By Tony Attwood
There is not too much being written about the differences between last season and the 2019/20 campaign – but there really are a number of interesting twists which are, I suspect, going to take a few players, and commentators, by surprise.
There are changes to the rules on free kicks, substitutions, goal kicks, penalties… well the list goes on, and then on some more. So I’ll try and pick out a few of the more exciting new rules.
1: Stop the pushing and shoving around the defensive wall
We have often seen a fair old bit of pushing and shoving going on when a defensive wall is formed to protect the goal from a free kick in a goal scoring position. The wall takes up its position, and the attacking side’s players try to disrupt the wall, taking up positions in front of the wall, and trying to barge their way into the wall.
The new rule says that if there is a wall of three or more players, no attacking player is allowed within one metre of the wall.
So what will teams do to overcome this when attacking? One option will be to have a line of players standing on either side of the wall and maybe two paces back. As the free kick expert runs up to take the kick these players run with him but on either side of the wall, heading into centre of the area, with the aim of putting the keeper off. (It is rather disconcerting to have the ball coming at you and players running in fromt both sides.)
It will take practice but if the players can get level with the kicker as he kicks, but be moving at full speed they will have an advantage with the wall-based players facing the other way.
The alternative is to abandon the idea of having a shot from the free kick, and instead lob the ball upwards, again with several attacking players running in underneath it.

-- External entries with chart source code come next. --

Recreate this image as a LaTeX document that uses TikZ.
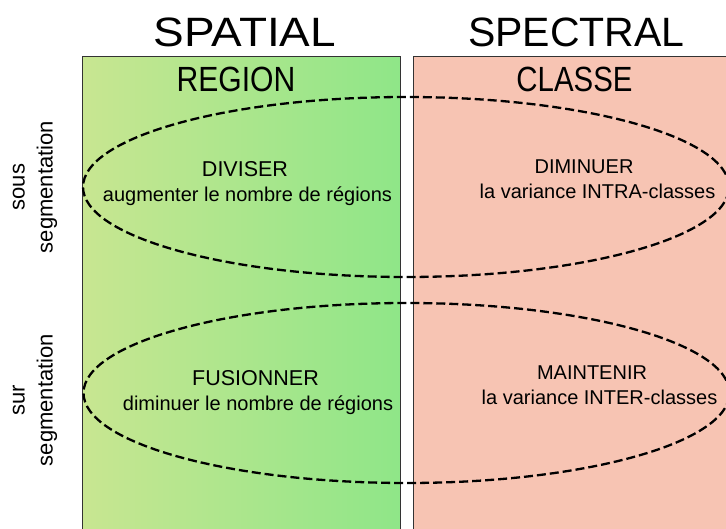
\documentclass[tikz,border=0pt]{standalone}
\usepackage{fontspec}
\setmainfont{Liberation Sans}
\usetikzlibrary{shapes.geometric}
\definecolor{gleft}{HTML}{C8E691}
\definecolor{gright}{HTML}{8FE688}
\definecolor{redfill}{HTML}{F7C4B3}
\tikzset{
  panel/.style={draw=black!80, line width=1pt},
  loop/.style={ellipse, draw=black, line width=2.3pt, dash pattern=on 9pt off 4pt, inner sep=0pt, minimum width=646pt, minimum height=180pt},
  title/.style={anchor=base, inner sep=0pt, font=\fontsize{41}{46}\selectfont},
  head/.style={anchor=base, inner sep=0pt, font=\fontsize{35}{40}\selectfont},
  caps/.style={anchor=base, inner sep=0pt, font=\fontsize{21.5}{26}\selectfont},
  txt/.style={anchor=base, inner sep=0pt, font=\fontsize{20}{26}\selectfont},
  side/.style={rotate=90, align=center, inner sep=0pt, font=\fontsize{22}{28}\selectfont}
}
\begin{document}
\begin{tikzpicture}[x=1pt,y=-1pt]
\useasboundingbox (0,0) rectangle (726,529);
\clip (0,0) rectangle (726,529);
\fill[white] (0,0) rectangle (726,529);
% panels
\shade[left color=gleft, right color=gright] (82,57) rectangle (400,540);
\draw[panel] (82,540) -- (82,57) -- (400,57) -- (400,540);
\fill[redfill] (413,57) rectangle (740,540);
\draw[panel] (413,540) -- (413,57) -- (740,57);
% titles
\node[title] (spatial) at (245,47) {\scalebox{1.12}[1]{SPATIAL}};
\node[title] (spectral) at (576.5,47) {\scalebox{1.0}[1]{SPECTRAL}};
\node[head] (region) at (236,92) {\scalebox{0.86}[1]{REGION}};
\node[head] (classe) at (574.5,92) {\scalebox{0.84}[1]{CLASSE}};
% ellipses
\node[loop] (under) at (406,187) {};
\node[loop] (over) at (406.5,393) {};
% texts
\node[caps] (diviser) at (245,177) {DIVISER};
\node[txt] (augm) at (247.5,202) {augmenter le nombre de régions};
\node[caps] (diminuer) at (584,174) {\fontsize{20}{24}\selectfont DIMINUER};
\node[txt] (intra) at (597.5,198.5) {la variance INTRA-classes};
\node[caps] (fusion) at (255.5,385) {FUSIONNER};
\node[txt] (dimin) at (258,410) {diminuer le nombre de régions};
\node[caps] (maint) at (592,380) {\fontsize{20}{24}\selectfont MAINTENIR};
\node[txt] (inter) at (599.5,405) {la variance INTER-classes};
% side labels
\node[side] (sous) at (35,187) {sous\\segmentation};
\node[side] (sur) at (35,400) {sur\\segmentation};
\end{tikzpicture}
\end{document}
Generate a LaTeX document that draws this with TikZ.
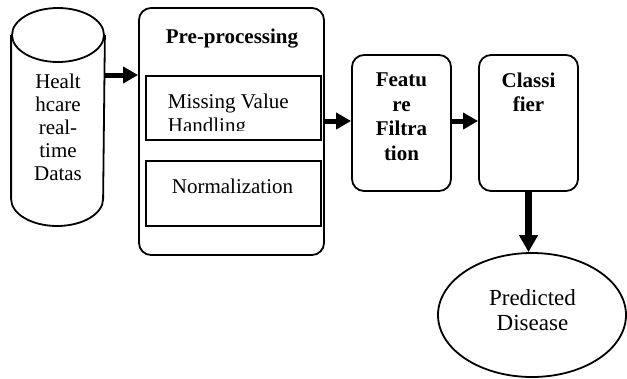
\documentclass[tikz,border=0pt]{standalone}
\usepackage{fontspec}
\setmainfont{Liberation Serif}
\usetikzlibrary{arrows.meta,shapes.geometric}

\begin{document}
\begin{tikzpicture}[x=1pt,y=-1pt,line width=1.8pt,
    txt/.style={inner sep=0pt,align=center,font=\fontsize{21}{24.5}\selectfont},
    hd/.style={txt,font=\fontsize{21}{24.5}\selectfont\bfseries},
    rbox/.style={draw,rounded corners=12pt,inner sep=0pt},
    sbox/.style={draw,inner sep=0pt},
    arr/.style={-{Triangle[width=16pt,length=15pt]},line width=5pt},
    bigarr/.style={-{Triangle[width=18pt,length=17pt]},line width=6.5pt}]
  \useasboundingbox (0,0) rectangle (627,378);
  % database cylinder
  \node[inner sep=0pt,minimum width=92pt,minimum height=218pt] (db) at (58,117) {};
  \draw (db.north west |- 0,35) -- (db.north west |- 0,199)
    arc[start angle=180,end angle=0,x radius=46,y radius=27] -- (db.north east |- 0,35);
  \draw (58,35) ellipse[x radius=46,y radius=27];
  \node[txt,font=\fontsize{21}{23}\selectfont] (dbtext) at (58,127.4) {Healt\\hcare\\real-\\time\\Datas};
  % pre-processing block
  \node[rbox,minimum width=185pt,minimum height=247pt] (pre) at (231.5,131.5) {};
  \node[hd] (pretitle) at (232,38.2) {Pre-processing};
  \node[sbox,minimum width=175pt,minimum height=64pt] (miss) at (233.5,108) {};
  \node[sbox,minimum width=175pt,minimum height=65pt] (norm) at (233.5,193.5) {};
  \begin{scope}
    \clip (miss.north west) rectangle ([yshift=10pt]miss.south east);
    \node[txt,align=left,anchor=north west] (misstext) at (167,92.7) {Missing Value\\Handling};
  \end{scope}
  \node[txt] (normtext) at (232.5,186) {Normalization};
  % feature filtration and classifier
  \node[rbox,minimum width=99pt,minimum height=136pt] (feat) at (401.5,123) {};
  \node[hd] (feattext) at (401.5,116.8) {Featu\\re\\Filtra\\tion};
  \node[rbox,minimum width=99pt,minimum height=136pt] (cls) at (528.5,123) {};
  \node[hd] (clstext) at (528.5,92.3) {Classi\\fier};
  % output
  \node[draw,ellipse,inner sep=0pt,minimum width=188pt,minimum height=124pt] (pred) at (532,315) {};
  \node[txt,font=\fontsize{23}{25.5}\selectfont] (predtext) at (532.5,310) {Predicted\\Disease};
  \draw[arr] (db.east |- 0,75) -- (pre.west |- 0,75);
  \draw[arr] ([yshift=2pt]pre.east |- feat.west) -- ([yshift=2pt]feat.west);
  \draw[arr] ([yshift=2pt]feat.east) -- ([yshift=2pt]cls.west);
  \draw[bigarr] (cls.south) -- (cls.south |- pred.north);
\end{tikzpicture}
\end{document}
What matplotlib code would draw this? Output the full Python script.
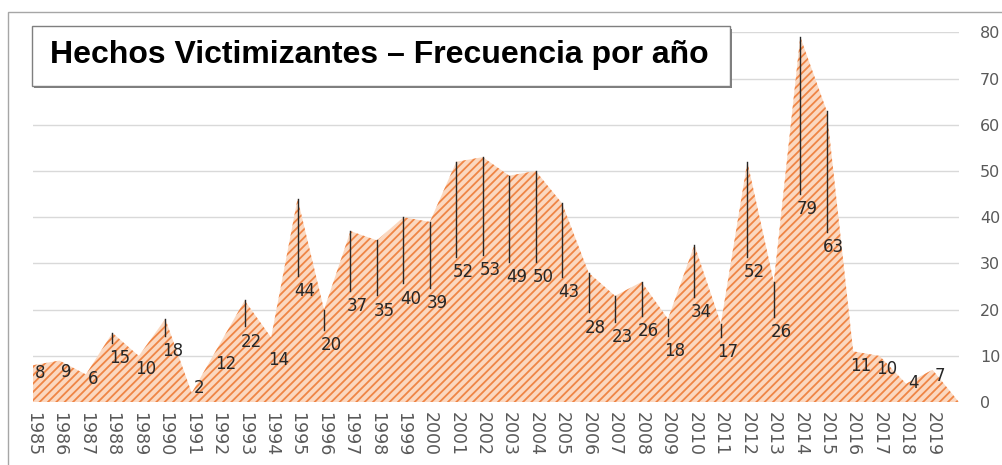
import matplotlib.pyplot as plt
from matplotlib.patches import Rectangle

years = ["1985", "1986", "1987", "1988", "1989", "1990", "1991", "1992", "1993",
         "1994", "1995", "1996", "1997", "1998", "1999", "2000", "2001", "2002",
         "2003", "2004", "2005", "2006", "2007", "2008", "2009", "2010", "2011",
         "2012", "2013", "2014", "2015", "2016", "2017", "2018", "2019", ""]
frecuencia = [8, 9, 6, 15, 10, 18, 2, 12, 22, 14, 44, 20, 37, 35, 40, 39, 52, 53,
              49, 50, 43, 28, 23, 26, 18, 34, 17, 52, 26, 79, 63, 11, 10, 4, 7, 0]

# where each data label sits (manually moved in the original)
label_y = [6.4, 6.6, 5.1, 9.6, 7.2, 11.1, 3.1, 8.3, 13.1, 9.2, 24.1, 12.3, 20.7,
           19.8, 22.4, 21.5, 28.2, 28.6, 27.1, 27.1, 23.8, 16.1, 14.0, 15.3, 11.1,
           19.4, 10.9, 28.2, 15.2, 41.8, 33.6, 7.9, 7.2, 4.2, 5.7]

plt.rcParams['hatch.color'] = '#ef8545'
plt.rcParams['hatch.linewidth'] = 1.3

fig = plt.figure(figsize=(10.02, 4.65), dpi=100)
ax = fig.add_axes([33 / 1002, 1 - 402.2 / 465, (959 - 33) / 1002, (402.2 - 32.3) / 465])

x = list(range(len(years)))
ax.fill_between(x, frecuencia, 0, facecolor='#fbd8c0', edgecolor='none',
                hatch='////', linewidth=0, zorder=2)

for i, ly in enumerate(label_y):
    v = frecuencia[i]
    top = ly + 3.3
    if v - top > 1.8:
        ax.plot([i, i], [v, top], color='#262626', lw=1, zorder=3)
    ax.text(i + 0.27, ly, str(v), ha='center', va='center', fontsize=12,
            color='#262626', zorder=4)

ax.set_xlim(0, len(years) - 1)
ax.set_ylim(0, 80)
ax.set_yticks(range(0, 81, 10))
ax.yaxis.tick_right()
ax.grid(axis='y', color='#d9d9d9', lw=1, zorder=0)
ax.set_xticks(x)
ax.set_xticklabels(years, rotation=-90, fontsize=12.5, color='#595959')
ax.tick_params(axis='x', length=0, pad=7)
ax.tick_params(axis='y', length=0, pad=15, labelsize=11.5, labelcolor='#595959')
for s in ax.spines.values():
    s.set_visible(False)

# outer chart border
fig.patches.append(Rectangle((8 / 1002, -0.1), 1.1, 1 - 12 / 465 + 0.1,
                             transform=fig.transFigure, fill=False,
                             edgecolor='#a6a6a6', lw=1))
# title box with shadow
fig.patches.append(Rectangle((34 / 1002, 1 - 88 / 465), 698 / 1002, 59 / 465,
                             transform=fig.transFigure, facecolor='#7f7f7f',
                             edgecolor='none', zorder=5))
fig.patches.append(Rectangle((32 / 1002, 1 - 86 / 465), 698 / 1002, 60 / 465,
                             transform=fig.transFigure, facecolor='white',
                             edgecolor='#7f7f7f', lw=1, zorder=6))
fig.text(50 / 1002, 1 - 55 / 465, "Hechos Victimizantes – Frecuencia por año",
         fontsize=23, fontweight='bold', family='Liberation Sans',
         va='center', ha='left', color='black', zorder=7)

fig.savefig('out.png', dpi=100)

This could then mean that the players of the defending side will abandon the idea of the long wall – but then that will allow the attackers back into their position in front of the ball.

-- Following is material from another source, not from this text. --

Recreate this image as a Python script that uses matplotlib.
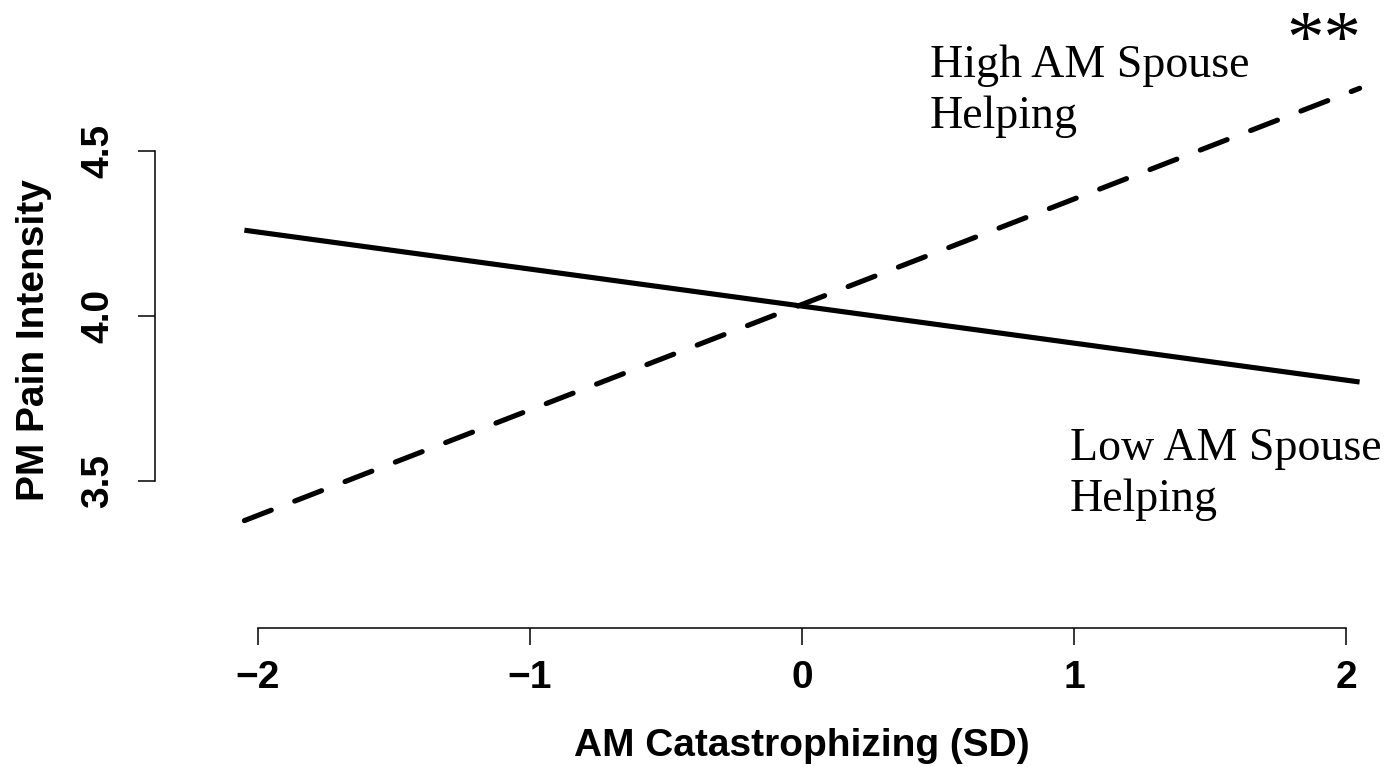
import matplotlib
matplotlib.use('Agg')
import matplotlib.pyplot as plt

# simple slopes at -2 SD / +2 SD of AM catastrophizing
x_sd = [-2.05, 2.05]
low_helping = [4.26, 3.80]
high_helping = [3.38, 4.69]

x_ticks = [-2, -1, 0, 1, 2]
x_ticklabels = ['\u22122', '\u22121', '0', '1', '2']
y_ticks = [3.5, 4.0, 4.5]
y_ticklabels = ['3.5', '4.0', '4.5']

W, H = 1390, 767
fig = plt.figure(figsize=(W / 100, H / 100), dpi=100)
# axes region in pixels: left 155, right 1390, bottom 628, top 0
ax = fig.add_axes([155 / W, (H - 628) / H, (W - 155) / W, 628 / H])
ax.set_xlim(-2 + (155 - 258) / 272, -2 + (W - 258) / 272)
ax.set_ylim(4 - (628 - 316) / 330, 4 + 316 / 330)

ax.plot(x_sd, low_helping, color='black', lw=3.7, solid_capstyle='butt', clip_on=False)
ax.plot(x_sd, high_helping, color='black', lw=3.7, linestyle=(0, (5.6, 4.9)),
        dash_capstyle='round', clip_on=False)

for s in ['top', 'right']:
    ax.spines[s].set_visible(False)
ax.spines['left'].set_bounds(3.5, 4.5)
ax.spines['bottom'].set_bounds(-2, 2)
for s in ['left', 'bottom']:
    ax.spines[s].set_linewidth(1.1)

tick_font = {'family': 'Liberation Sans', 'weight': 'bold', 'size': 28}
ax.set_xticks(x_ticks)
ax.set_xticklabels(x_ticklabels, fontdict=tick_font)
ax.set_yticks(y_ticks)
ax.set_yticklabels(y_ticklabels, fontdict=tick_font, rotation=90, va='center')
ax.tick_params(axis='both', length=12, width=1.1)
ax.tick_params(axis='x', pad=11)
ax.tick_params(axis='y', pad=16)

ax.set_xlabel('AM Catastrophizing (SD)', fontdict=tick_font, labelpad=23)
ax.set_ylabel('PM Pain Intensity', fontdict=tick_font, labelpad=20)
ax.xaxis.label.set_x((802 - 155) / (W - 155))
ax.yaxis.label.set_y((628 - 340) / 628)

serif = {'family': 'Liberation Serif', 'size': 33}
ax.text(0.47, 4.571, 'High AM Spouse\nHelping', fontdict=serif, ha='left', va='baseline',
        linespacing=1.25)
ax.text(0.985, 3.41, 'Low AM Spouse\nHelping', fontdict=serif, ha='left', va='baseline',
        linespacing=1.25)
ax.text(2.055, 4.925, '**', fontdict={'family': 'Liberation Serif', 'size': 54},
        ha='right', va='top')

fig.savefig('out.png', dpi=100)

2: A change to the meaning of “in play”
“In play” is an important issue because it defines when the normal rules of football apply, and the “in play” rule is changing this season for goal kicks. When a goal kick is taken the ball is in play from that very moment – meaning that a keeper can kick the ball a few feet to a defender if the team likes to play out from the back. The ball doesn’t have to leave the area.
Of course the keeper and defender don’t then have it all their own way as attackers can rush forward the moment the ball is kicked – and the keeper can’t pick the ball up if the defender gives it back to him.
This could slow the game down – if a team wants to waste time, or speed it up, as it will allow a faster deliver of the ball up the pitch. Attackers after all won’t know who to mark if there are several defenders hanging around in the area waiting for the ball. And if a number press forward, then the keeper could still thump the ball up the pitch.
The idea of subs having to leave the pitch near the tunnel came about after a notorious Manchester United player left the pitch at the nearest point, was abused by a Crystal Palace fan, and then attacked the Palace fan. The problem is that clubs have exploited the knowledge that players have to walk across the pitch, by indicating to players that they should waste time by going and standing on the far side – often close to the corner flag.
The thinking is that this time wasting is constant, and with Cantona now retired there is far less danger of a player attacking a fan on his walk around the ground.
But of course this now opens the way for home fans to abuse away players when they are substituted. Maybe home teams should be forced to provide escorts. Or perhaps there should be entry points to underground exits, every five yards or so around the pitch.
4: No hanky panky over penalties
Goalkeeper tactics such as the waving of the arms, pulling the crossbar, jumping up and down, kicking the posts and the like is now off limits. The new rule is the keeper takes up his position and stands still. The keeper is also not allowed to stand behind the goal line but must stand on it, meaning the boots have to be touching it.
5: No dropped balls
In a situation which would have led to a drop ball in the past, now the last side to touch the ball passes it back to the opposition. If however the game is stopped in the penalty area, the goalkeeper restarts the game no matter what the situation.
However if play is stopped with the ball in the penalty area, other than for a foul or offside, it will restart with the goalkeeper no matter which team had possession.
6: Handballs – no excuse.
A ball hitting the hand of an attacking player is always handball irrespective of whether it was accidental.
So no accidental claims. And with VAR that should make it easier to see what’s what.
7: Excessive celebrations can be booked.
This appears to be an attempt to regulate the arrival of VAR and stop players celebrating a lot while VAR is doing its thing.
8: Changing the table
Where teams are tied in the league on points, goal difference, goals scored and goals against (the four ways of separating clubs at the moment) then as happens in some leagues already, the games between the two teams will be taken into account.
This can mean quite a lot in terms of prize money for position in the league, but more importantly, it could be used to decide which team is in which competition in Europe.